IL FUTURO TRIONFA MA NON ABBIAMO UN AVVENIRE

La scienza è ancora oggi un modello forte che corrisponde a un’immagine di universalità e potenza in un contesto globale di disordine climatico e di degrado sociale. Mentre la vita diventa sempre più assurda e le società sempre più brutali, la ricerca è l’unicosettore a offrire l’immagine rassicurante di continuità con le epoche passate, un settore che parrebbe al riparo dalla meschinità dei rapporti mercantili e che continuerebbe a progredire anche mentre tutto crolla. Ma è un’illusione funesta. Un corpus di conoscenze rigorosamente stabilito sarà sempre indispensabile, così come l’invenzione di tecniche al servizio delle comunità umane, ma tutto questo ha un ruolo marginale in ciò che oggi chiamiamo ricerca, e serve per lo più a giustificare tutto il resto.
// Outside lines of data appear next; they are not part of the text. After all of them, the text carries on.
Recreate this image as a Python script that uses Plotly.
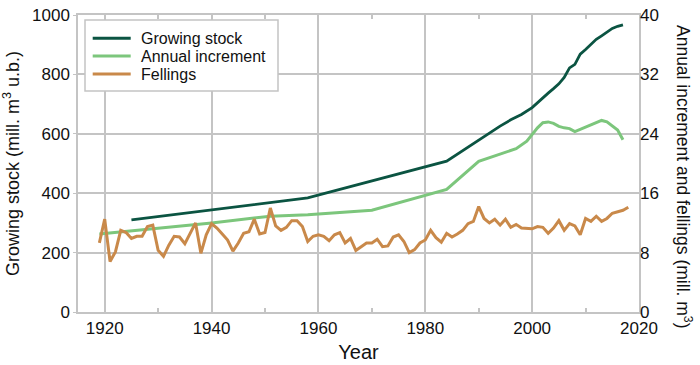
import plotly.graph_objects as go

# ---- data ----
stock_years = [1925, 1958, 1984, 1990, 1992, 1994, 1996, 1998, 2000, 2001, 2002, 2003,
               2004, 2005, 2006, 2007, 2008, 2009, 2010, 2011, 2012, 2013, 2014, 2015,
               2016, 2017]
stock_values = [310, 384, 508, 579, 603, 626, 647, 665, 688, 705, 720, 737,
                752, 768, 790, 822, 834, 868, 884, 902, 918, 930, 942, 955,
                962, 967]

incr_years = [1919, 1940, 1951, 1958, 1970, 1984, 1990, 1997, 1999, 2000, 2001, 2002,
              2003, 2004, 2005, 2006, 2007, 2008, 2009, 2010, 2011, 2012, 2013, 2014,
              2015, 2016, 2017]
incr_values = [10.5, 12.0, 12.9, 13.1, 13.7, 16.5, 20.3, 22.0, 23.0, 23.9, 24.8, 25.5,
               25.6, 25.4, 25.0, 24.8, 24.7, 24.3, 24.6, 24.9, 25.2, 25.5, 25.8, 25.6,
               25.0, 24.5, 23.2]

fell_years = list(range(1919, 2019))
fell_values = [
    9.3, 12.5, 6.8, 8.1, 11.0, 10.7, 9.9, 10.2, 10.2, 11.5,   # 1919-1928
    11.7, 8.3, 7.5, 9.0, 10.2, 10.1, 9.2, 10.6, 12.0, 7.9,    # 1929-1938
    10.4, 11.9, 11.3, 10.5, 9.7, 8.2, 9.3, 10.6, 10.8, 12.5,  # 1939-1948
    10.5, 10.7, 14.0, 11.6, 11.0, 11.4, 12.3, 12.3, 11.5, 9.5,# 1949-1958
    10.2, 10.4, 10.2, 9.6, 10.4, 10.7, 9.3, 9.9, 8.3, 8.8,    # 1959-1968
    9.3, 9.3, 9.8, 8.8, 8.9, 10.1, 10.4, 9.5, 8.0, 8.4,       # 1969-1978
    9.3, 9.7, 11.0, 10.0, 9.4, 10.6, 10.1, 10.5, 11.0, 11.9,  # 1979-1988
    12.2, 14.2, 12.6, 12.0, 12.5, 11.7, 12.5, 11.4, 11.8, 11.3,  # 1989-1998
    11.3, 11.2, 11.5, 11.4, 10.6, 11.3, 12.3, 11.0, 11.9, 11.6,  # 1999-2008
    10.4, 12.6, 12.2, 12.9, 12.2, 12.6, 13.3, 13.5, 13.7, 14.1,  # 2009-2018
]

series_names = ["Growing stock", "Annual increment", "Fellings"]
series_colors = ["#0b5442", "#7cc67c", "#c9894a"]

left_ticks = [0, 200, 400, 600, 800, 1000]
right_ticks = [0, 8, 16, 24, 32, 40]
x_ticks = [1920, 1940, 1960, 1980, 2000, 2020]

GRID = "#c4c4c4"
FONT = "Arial, Liberation Sans, sans-serif"

fig = go.Figure()
fig.add_trace(go.Scatter(x=stock_years, y=stock_values, mode="lines",
                         name=series_names[0], line=dict(color=series_colors[0], width=2.8),
                         yaxis="y"))
fig.add_trace(go.Scatter(x=incr_years, y=incr_values, mode="lines",
                         name=series_names[1], line=dict(color=series_colors[1], width=3),
                         yaxis="y2"))
fig.add_trace(go.Scatter(x=fell_years, y=fell_values, mode="lines",
                         name=series_names[2], line=dict(color=series_colors[2], width=3),
                         yaxis="y2"))

# plot-area geometry helpers (paper coords from pixel positions)
L, R, T, B = 78, 639, 15, 312
def px(x):
    return (x - L) / (R - L)
def py(y):
    return (B - y) / (B - T)

shapes = [dict(type="rect", xref="paper", yref="paper",
               x0=px(85), x1=px(278), y0=py(91), y1=py(20),
               line=dict(color=GRID, width=1.5), fillcolor="white", layer="above")]
annotations = []
rows = [38.3, 56, 74]
for name, color, ry in zip(series_names, series_colors, rows):
    shapes.append(dict(type="line", xref="paper", yref="paper",
                       x0=px(92.7), x1=px(130.7), y0=py(ry), y1=py(ry),
                       line=dict(color=color, width=3), layer="above"))
    annotations.append(dict(text=name, xref="paper", yref="paper", x=px(139),
                            y=py(ry), xanchor="left", yanchor="middle", showarrow=False,
                            font=dict(size=16, family=FONT, color="#111111")))

annotations.append(dict(text="Annual increment and fellings (mill. m<sup>3</sup>)",
                        xref="paper", yref="paper", x=px(684), y=py(176),
                        xanchor="center", yanchor="middle", textangle=90,
                        showarrow=False, font=dict(size=17.5, family=FONT, color="#111111")))

fig.update_layout(
    width=700, height=365,
    margin=dict(l=L, r=700 - R, t=T, b=365 - B),
    paper_bgcolor="white", plot_bgcolor="white",
    font=dict(family=FONT, size=17, color="#111111"),
    showlegend=False,
    shapes=shapes,
    annotations=annotations,
    xaxis=dict(range=[1915, 2020], tickvals=x_ticks, ticktext=[str(v) for v in x_ticks],
               showgrid=True, gridcolor=GRID, gridwidth=1.5,
               showline=True, linecolor=GRID, linewidth=1.5, mirror="ticks",
               ticks="inside", ticklen=4, tickcolor=GRID, tickwidth=1.5,
               minor=dict(dtick=10, tick0=1920, ticks="inside", ticklen=4,
                          tickcolor=GRID, tickwidth=1.5, showgrid=False),
               zeroline=False, automargin=False,
               title=dict(text="Year", standoff=8)),
    yaxis=dict(range=[0, 1000], tickvals=left_ticks, showgrid=True, gridcolor=GRID,
               gridwidth=1.5, showline=True, linecolor=GRID, linewidth=1.5, mirror=True,
               ticks="outside", ticklen=3, tickcolor=GRID, zeroline=False,
               automargin=False,
               title=dict(text="Growing stock (mill. m<sup>3</sup> u.b.)", standoff=8,
                          font=dict(size=18))),
    yaxis2=dict(range=[0, 40], tickvals=right_ticks, overlaying="y", side="right",
                showgrid=False, showline=False, zeroline=False, ticks="",
                automargin=False),
)

fig.write_html("out.html",
               config={"displayModeBar": False},
               post_script="document.body.style.margin='0';document.body.style.overflow='hidden';")
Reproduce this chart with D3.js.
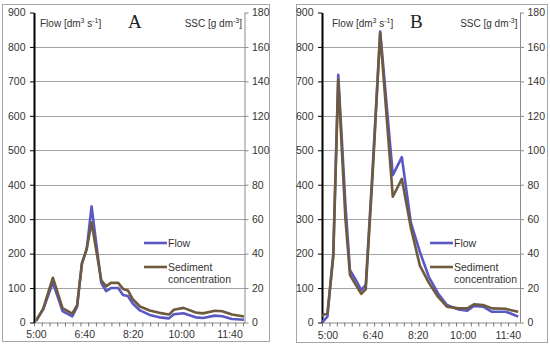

Un’ingenua buona fede produce gli stessi effetti del peggiore cinismo, lasciando campo libero a tutte le aberrazioni immaginabili. Non ci si salva facendo da sostegno ideologico alle peggiori atrocità. In questi tempi confusi in cui, nella bocca dei ricercatori e
nell’immaginario collettivo, la tecnoscienza appare l’unico avvenire
comune, noi, studenti e studentesse, ricercatori e ricercatrici, disoccupati e disoccupate che credevamo nella capacità dell’Università di preservarci da compiti idioti o irresponsabili, abbiamo deciso di organizzarci in vista di uno stravolgimento radicale che abbiamo scelto di non attendere. Denunciamo la collaborazione attiva dei ricercatori con i poteri militari e industriali che li finanziano, ne definiscono gli obiettivi e utilizzano le conoscenze e le tecniche messe a punto nei laboratori. Questa collaborazione risale alle origini della scienza moderna, i cui progressi sono sempre stati in stretto rapporto con quelli delle tecniche di guerra. Ma con la Seconda Guerra mondiale si è compiuto un salto quantitativo e qualitativo. Oggi la maggior parte delle ricerche non serve a far progredire le conoscenze, ma ad accrescere la potenza militare ed economica. La volontà di sapere è un alibi che serve a far accettare la corsa agli armamenti e la competizione economica internazionale.